Las dos ultimas películas vistas en San Sebastián, la comedia negra Intocables y el thriller violento de Estados Unidos, Drive, han dado buena muestra de los dos extremos entre los que ha oscilado un Festival en el que se han dado ambos extremos. La francesa Intocables, de Eric Toledano y Olivier Nakache, es una de esas películas que los americanos llaman "feel good movie". Basada en una historia real, habla de la amistad entre un multimillonario y su enfermero negro. Se trata de abordar la compleja cuestión de la discapacidad desde un punto de vista irónico que roza lo políticamente incorrecto aunque no hay que dejarse engañar por chistes como "no nos movemos, sobre todo él" recitados por el asistente en referencia a la inmovilidad total de su paciente ya que en la película predomina la defensa acérrima de los buenos sentimientos.



Drive, por su parte, comienza pareciendo una anodina película deportiva sobre un joven, el últimamente omnipresente Ryan Gosling, un piloto de coches dotado de un enorme talento, para convertirse en una película de una violencia brutal que se acerca al gore. Hay mucho buen cine en esta película de Nicolas Winding Refn rodada de forma ciertamente original (la escena del ascensor es antológica) y mucho más profunda que la mayoría de cintas de acción del género. Vista ésta y la también ultraviolenta Rampar, queda claro que el ayuntamiento de Los Ángeles no ha patrocinado el festival ya que en ambas dan ganas de no visitar jamás la ciudad estadounidense a no ser que uno esté ansioso porque le peguen un tiro o le aplasten la cabeza.



Con los premios y estas dos películas ha concluido un Festival de San Sebastián mejorable pero más que digno y desde luego muchísimo mejor que el del año pasado. El palmarés ha olvidado otros títulos de altura como la portuguesa Sangre de mi sangre, la británica The Deep Blue Sea o la española No habrá paz para los malvados sin olvidar los muchos méritos del regreso de Arturo Ripstein a la dirección con la demoledora Las razones del corazón. La calidad media ha sido alta y en Zabaltegui ha podido verse buena parte de lo mejorcito del cine mundial actual. Y como tendencia, esa disparidad señalada antes. Mientras la película de Nadine Labaki propone un regreso a la solidaridad y el buen rollo para superar las diferencias, eso en un país tan cruel como Líbano, ya no digamos la película de Kaurismaki, El Havre (el mejor título visto estos días), Le Skylab, donde se defiende que incluso los de ultraderecha pueden ser buenas personas, o la mencionada y muy positiva Intocables, otros filmes de gran calado como la americana Shame, brutalidad emocional hasta el último extremo, o el filme de Urbizu, entre otros, se mueven en terrenos cercanos a una visión de la realidad desesperanzada y brutal hasta sus últimas consecuencias. El ejemplo de cómo la primera tendencia puede convertirse en desolación está en la griega Un mundo injusto, donde los buenos deseos del policía con buenas intenciones se tornan en cruel metáfora de lo injusta que es la vida, valga la redundancia con el título.
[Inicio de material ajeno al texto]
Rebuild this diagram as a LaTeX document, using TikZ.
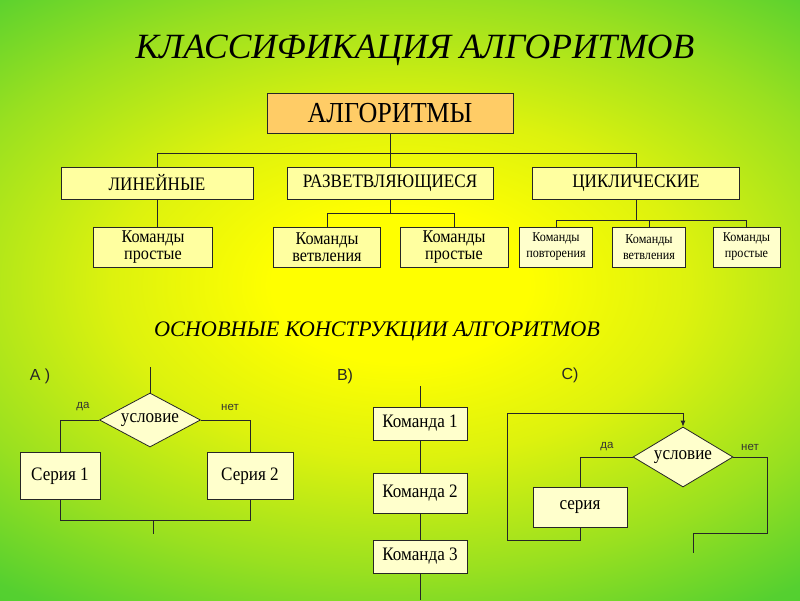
\documentclass[tikz,border=0pt]{standalone}
\usepackage{fontspec}
\setmainfont{Liberation Serif}
\setsansfont{Liberation Sans}
\newfontfamily\uzkiy[FakeStretch=0.9]{Liberation Serif}
\usetikzlibrary{shapes.geometric,arrows.meta}
\definecolor{zhel}{HTML}{FFFF00}
\definecolor{salat}{HTML}{DDF20E}
\definecolor{travа}{HTML}{99E020}
\definecolor{svzel}{HTML}{55D030}
\definecolor{zel}{HTML}{44CC33}
\definecolor{temzel}{HTML}{33CC33}
\definecolor{bledn}{HTML}{FFFFA0}
\definecolor{krem}{HTML}{FFFFCC}
\definecolor{oranzh}{HTML}{FFCC66}
\pgfdeclareradialshading{fon}{\pgfpoint{0bp}{0bp}}{color(0bp)=(zhel); color(4bp)=(zhel); color(9bp)=(salat); color(15bp)=(travа); color(20bp)=(svzel); color(24bp)=(zel); color(50bp)=(temzel)}
\begin{document}
\begin{tikzpicture}[x=1pt,y=-1pt]
    \tikzstyle{spoj}= [draw=black!85, line width=0.8pt]
    \tikzstyle{blokA}= [spoj, fill=bledn, inner sep=1pt, align=center, font=\uzkiy\fontsize{18}{17}\selectfont]
    \tikzstyle{blokB}= [spoj, fill=krem, inner sep=1pt, align=center, font=\uzkiy\fontsize{13.5}{16}\selectfont, minimum width=73, minimum height=40]
    \tikzstyle{blokC}= [spoj, fill=krem, inner sep=1pt, font=\uzkiy\fontsize{19}{20}\selectfont]
    \tikzstyle{romb}= [spoj, diamond, fill=krem, inner sep=0pt, aspect=1.9, font=\uzkiy\fontsize{19}{20}\selectfont]
    \tikzstyle{metka}= [font=\sffamily\fontsize{11.5}{12}\selectfont, text=black!80]
    \tikzstyle{bukva}= [font=\sffamily\fontsize{16}{17}\selectfont, text=black!85]

  % fon
  \begin{scope}
    \clip (0,0) rectangle (800,600);
    \shade[shading=fon] (-400,-195) rectangle (1200,765);
  \end{scope}
  \useasboundingbox (0,0) rectangle (800,600);

  \node[font=\itshape\fontsize{35.5}{36}\selectfont] (zag) at (415,50) {КЛАССИФИКАЦИЯ АЛГОРИТМОВ};

  % derevo
  \node[blokA, fill=oranzh, minimum width=246, minimum height=40, font=\uzkiy\fontsize{29}{30}\selectfont] (alg) at (390,113) {АЛГОРИТМЫ};

  \foreach \nm/\x/\w/\t in {lin/157/192/ЛИНЕЙНЫЕ, raz/390/206/РАЗВЕТВЛЯЮЩИЕСЯ, cik/636/207/ЦИКЛИЧЕСКИЕ}
    \node[blokA, minimum width=\w, minimum height=32, font=\uzkiy\fontsize{19}{20}\selectfont] (\nm) at (\x,183) {\t};

  \foreach \nm/\x/\w/\t in {lp/153/119/простые, rv/327/107/ветвления, rp/454/108/простые}
    \node[blokA, minimum width=\w, minimum height=40] (\nm) at (\x,247) {Команды\\\t};

  \foreach \nm/\x/\w/\t in {cpov/556/73/повторения, cvet/649/73/ветвления, cpro/746.5/67/простые}
    \node[blokB, minimum width=\w] (\nm) at (\x,247) {Команды\\\t};

  \draw[spoj] (alg) -- (raz);
  \draw[spoj] (alg.south) -- ++(0,20) -| (lin.north);
  \draw[spoj] (alg.south) -- ++(0,20) -| (cik.north);
  \draw[spoj] (lin.south) -- (lin.south |- lp.north);
  \draw[spoj] (raz.south) -- ++(0,14) -| (rv.north);
  \draw[spoj] (raz.south) -- ++(0,14) -| (rp.north);
  \foreach \k in {cpov,cvet,cpro}
    \draw[spoj] (cik.south) -- ++(0,21) -| (\k.north);

  \node[font=\itshape\fontsize{22.2}{23}\selectfont] (podzag) at (377,331) {ОСНОВНЫЕ КОНСТРУКЦИИ АЛГОРИТМОВ};

  % A) vetvlenie
  \node[bukva] (bA) at (40,376) {А )};
  \node[romb, minimum width=101, minimum height=54] (uslA) at (150,420) {условие};
  \node[blokC, minimum width=80, minimum height=47] (ser1) at (60,476) {Серия 1};
  \node[blokC, minimum width=86, minimum height=47] (ser2) at (250,476) {Серия 2};
  \node[metka] (daA) at (83,407) {да};
  \node[metka] (netA) at (230,407) {нет};
  \coordinate (vhA) at (150,367);
  \coordinate (sliyA) at (153,520);
  \coordinate (vyhA) at (153,534);
  \draw[spoj] (vhA) -- (uslA.north);
  \draw[spoj] (uslA.west) -| (ser1.north);
  \draw[spoj] (uslA.east) -| (ser2.north);
  \draw[spoj] (ser1.south) -- ++(0,20) -| (ser2.south);
  \draw[spoj] (sliyA) -- (vyhA);

  % B) sledovanie
  \node[bukva] (bB) at (345,376) {В)};
  \node[blokC, minimum width=94, minimum height=33] (kom1) at (420,423.5) {Команда 1};
  \node[blokC, minimum width=94, minimum height=40] (kom2) at (420,493) {Команда 2};
  \node[blokC, minimum width=94, minimum height=33] (kom3) at (420,556.5) {Команда 3};
  \coordinate (vhB) at (420,386);
  \coordinate (vyhB) at (420,600);
  \draw[spoj] (vhB) -- (kom1) -- (kom2) -- (kom3) -- (vyhB);

  % C) cikl
  \node[bukva] (bC) at (570,375) {С)};
  \node[romb, minimum width=100, minimum height=60] (uslC) at (683,457) {условие};
  \node[blokC, minimum width=94, minimum height=40] (seriya) at (580,507) {серия};
  \node[metka] (daC) at (607,447) {да};
  \node[metka] (netC) at (750,447) {нет};
  \coordinate (petlya) at (507,413);
  \coordinate (povC) at (693,533);
  \coordinate (vyhC) at (693,553);
  \draw[spoj, -{Latex[length=6pt,width=5pt]}] (seriya.south) -- ++(0,13) -| (petlya) -| (uslC.north);
  \draw[spoj] (uslC.west) -| (seriya.north);
  \draw[spoj] (uslC.east) -- ++(34,0) |- (povC) -- (vyhC);
\end{tikzpicture}
\end{document}
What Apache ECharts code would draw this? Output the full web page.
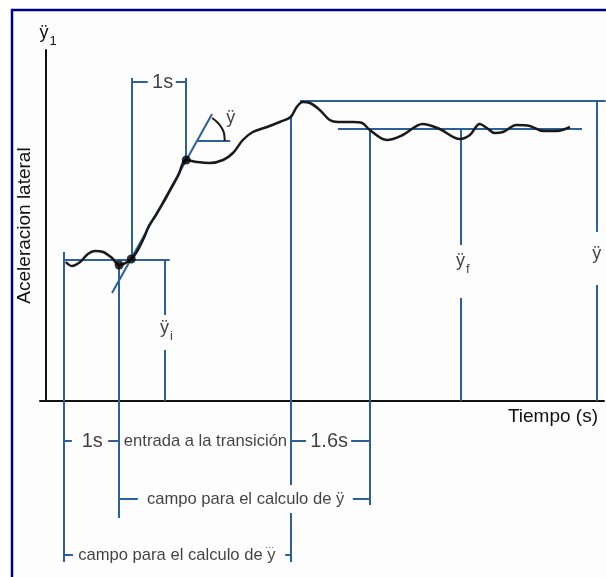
<!DOCTYPE html>
<html><head><meta charset="utf-8">
<script src="https://cdn.jsdelivr.net/npm/echarts@6/dist/echarts.min.js"></script>
<style>html,body{margin:0;padding:0;background:#ffffff}#c{width:606px;height:577px}</style>
</head><body><div id="c"></div>
<script>
// ---- data (time in s, lateral acceleration in arbitrary units) ----
const curveTime  = [0.36,0.47,0.62,0.76,0.89,1.04,1.20,1.33,1.55,1.67,1.78,1.87,2.00,2.13,2.25,2.40,2.55,2.75,2.98,3.22,3.40,3.58,3.76,4.02,4.25,4.45,4.56,4.67,4.80,4.98,5.16,5.31,5.58,5.75,5.89,6.20,6.49,6.85,7.16,7.53,7.71,7.89,8.02,8.16,8.31,8.56,8.80,9.04,9.29,9.53];
const curveAccel = [1.39,1.35,1.39,1.47,1.50,1.49,1.43,1.36,1.42,1.51,1.63,1.75,1.86,1.98,2.10,2.25,2.41,2.39,2.38,2.41,2.48,2.61,2.69,2.74,2.79,2.84,2.94,2.99,2.98,2.91,2.81,2.79,2.79,2.78,2.71,2.61,2.66,2.77,2.72,2.62,2.66,2.77,2.73,2.68,2.69,2.76,2.75,2.70,2.70,2.74];

// key points (black dots)
const dotTime  = [1.33, 1.55, 2.55];
const dotAccel = [1.36, 1.42, 2.41];

// slope (tangent) line
const slopeTime  = [1.20, 3.02];
const slopeAccel = [1.08, 2.87];

// angle arc
const arcTime  = [3.02, 3.11, 3.19, 3.24, 3.25];
const arcAccel = [2.83, 2.79, 2.735, 2.67, 2.60];

// horizontal guide segments: [accel, tFrom, tTo]
const hGuides = [
  [1.41, 0.31, 2.25],
  [2.60, 2.76, 3.35],
  [3.00, 4.62, 10.18],
  [2.72, 5.31, 9.75],
  [3.19, 1.55, 1.85],
  [3.19, 2.36, 2.55],
  [-0.40, 0.33, 0.47],
  [-0.40, 1.13, 1.33],
  [-0.40, 4.45, 4.73],
  [-0.40, 5.55, 5.89],
  [-0.98, 1.33, 1.67],
  [-0.98, 5.58, 5.89],
  [-1.54, 0.33, 0.49],
  [-1.54, 4.35, 4.45]
];
// vertical guide segments: [time, aFrom, aTo]
const vGuides = [
  [0.33, 1.49, -1.61],
  [1.33, 1.36, -1.17],
  [1.55, 3.23, 1.41],
  [2.55, 3.23, 2.41],
  [2.16, 1.41, 0.86],
  [2.16, 0.51, 0.00],
  [4.45, 2.84, -0.84],
  [4.45, -1.12, -1.61],
  [5.89, 2.72, -1.04],
  [7.55, 2.72, 1.56],
  [7.55, 1.03, 0.00],
  [10.02, 3.00, 1.69],
  [10.02, 1.16, 0.00]
];

// annotation texts: [time, accel, text]
const durationLabels = [
  [2.12, 3.19, '1s'],
  [0.84, -0.40, '1s'],
  [5.15, -0.40, '1.6s']
];
const rowLabels = [
  [2.90, -0.40, 'entrada a la transición'],
  [3.63, -0.98, 'campo para el calculo de ÿ'],
  [2.38, -1.54, 'campo para el calculo de y']
];
// third derivative mark over the last "y" of the bottom row
const jerkDots = [
  [4.07, -1.465, '···']
];
const symbolLabels = [
  [3.36, 2.80, '{y|ÿ}'],
  [2.19, 0.70, '{y|ÿ}{s|i}'],
  [7.58, 1.37, '{y|ÿ}{s|f}'],
  [10.02, 1.44, '{y|ÿ}']
];

const xMin = -0.11, xMax = 10.15, yMin = 0, yMax = 3.51;

// ---- build ----
const BLUE = '#2d5f9a';
const INK = '#111111';
const FONT = '"Liberation Sans", Arial, sans-serif';
const zip = (a, b) => a.map((v, i) => [v, b[i]]);

const segs = [];
hGuides.forEach(([a, t1, t2]) => segs.push({coords: [[t1, a], [t2, a]]}));
vGuides.forEach(([t, a1, a2]) => segs.push({coords: [[t, a1], [t, a2]]}));
segs.push({coords: zip(slopeTime, slopeAccel)});

const rich = {
  y: {fontSize: 18, color: INK, fontFamily: FONT, lineHeight: 24, verticalAlign: 'top'},
  s: {fontSize: 13, color: INK, fontFamily: FONT, lineHeight: 24, verticalAlign: 'bottom', padding: [0, 0, 0, 1]}
};

const chart = echarts.init(document.getElementById('c'), null, {renderer: 'canvas'});
chart.setOption({
  animation: false,
  backgroundColor: '#ffffff',
  graphic: [{
    type: 'rect', z: -10,
    shape: {x: 12, y: 10, width: 700, height: 700},
    style: {fill: '#fdfdfd', stroke: '#000080', lineWidth: 2.5}
  }],
  grid: {left: 40, right: 2, top: 50, bottom: 176, containLabel: false, outerBoundsMode: 'none'},
  xAxis: {
    type: 'value', min: xMin, max: xMax,
    axisLine: {show: true, onZero: true, lineStyle: {color: INK, width: 2}},
    axisTick: {show: false}, axisLabel: {show: false}, splitLine: {show: false},
    name: 'Tiempo (s)', nameLocation: 'end', nameGap: -6,
    nameTextStyle: {align: 'right', verticalAlign: 'top', fontSize: 19, color: INK, fontFamily: FONT, padding: [6, 0, 0, 0]}
  },
  yAxis: [{
    type: 'value', min: yMin, max: yMax,
    axisLine: {show: true, onZero: true, lineStyle: {color: INK, width: 2}},
    axisTick: {show: false}, axisLabel: {show: false}, splitLine: {show: false},
    name: '{y|ÿ}{s|1}', nameLocation: 'end', nameGap: 2,
    nameTextStyle: {rich: rich, align: 'center', padding: [0, 0, 0, 4]}
  }, {
    type: 'value', min: yMin, max: yMax, position: 'left',
    axisLine: {show: false, onZero: true}, axisTick: {show: false}, axisLabel: {show: false}, splitLine: {show: false},
    name: 'Aceleracion lateral', nameLocation: 'middle', nameRotate: 90, nameGap: 6,
    nameTextStyle: {fontSize: 19, color: INK, fontFamily: FONT}
  }],
  series: [
    {type: 'lines', coordinateSystem: 'cartesian2d', data: segs, clip: false, silent: true, z: 3,
     lineStyle: {color: BLUE, width: 2, opacity: 1, curveness: 0}},
    {type: 'line', data: zip(curveTime, curveAccel), smooth: 0.35, symbol: 'none', clip: false, z: 4,
     lineStyle: {color: '#1a1a1a', width: 2.5}},
    {type: 'line', data: zip(arcTime, arcAccel), smooth: true, symbol: 'none', clip: false, z: 4,
     lineStyle: {color: '#1a1a1a', width: 2}},
    {type: 'scatter', data: zip(dotTime, dotAccel), symbolSize: 9, itemStyle: {color: '#000'}, z: 5, clip: false},
    {type: 'scatter', data: durationLabels, symbolSize: 0, clip: false, z: 6, itemStyle: {color: 'transparent'},
     label: {show: true, position: 'inside', formatter: p => p.data[2], fontSize: 20, color: INK, fontFamily: FONT,
             backgroundColor: '#fdfdfd', padding: [0, 2]}},
    {type: 'scatter', data: rowLabels, symbolSize: 0, clip: false, z: 6, itemStyle: {color: 'transparent'},
     label: {show: true, position: 'inside', formatter: p => p.data[2], fontSize: 16.6, color: INK, fontFamily: FONT}},
    {type: 'scatter', data: jerkDots, symbolSize: 0, clip: false, z: 6, itemStyle: {color: 'transparent'},
     label: {show: true, position: 'inside', formatter: p => p.data[2], fontSize: 9, color: INK, fontFamily: FONT}},
    {type: 'scatter', data: symbolLabels, symbolSize: 0, clip: false, z: 6, itemStyle: {color: 'transparent'},
     label: {show: true, position: 'inside', formatter: p => p.data[2], rich: rich}}
  ]
});
</script>
</body></html>
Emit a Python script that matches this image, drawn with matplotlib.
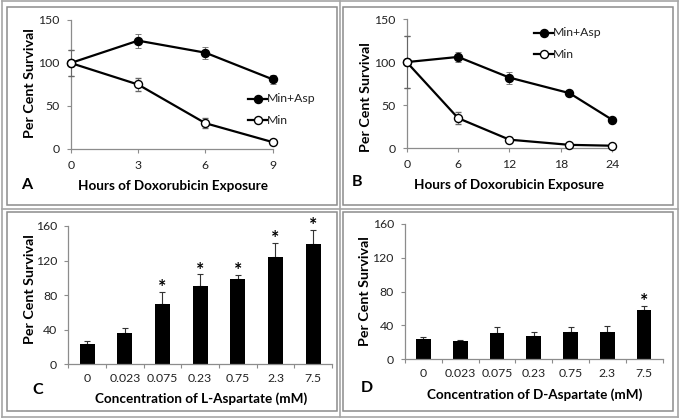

Ha habido buen cine en San Sebastián y el año que viene uno espera que además de mejorar la calidad media también veamos a más estrellas de relumbrón pasearse por la Concha. Aunque sólo sea para que los adolescentes que todos los días esperan un autógrafo delante del María Cristina se vayan contentos a casa. Ya no digamos los periodistas, tan sufridos en estos tiempos que corren y deseosos de mandar a la redacción una entrevista de campanillas.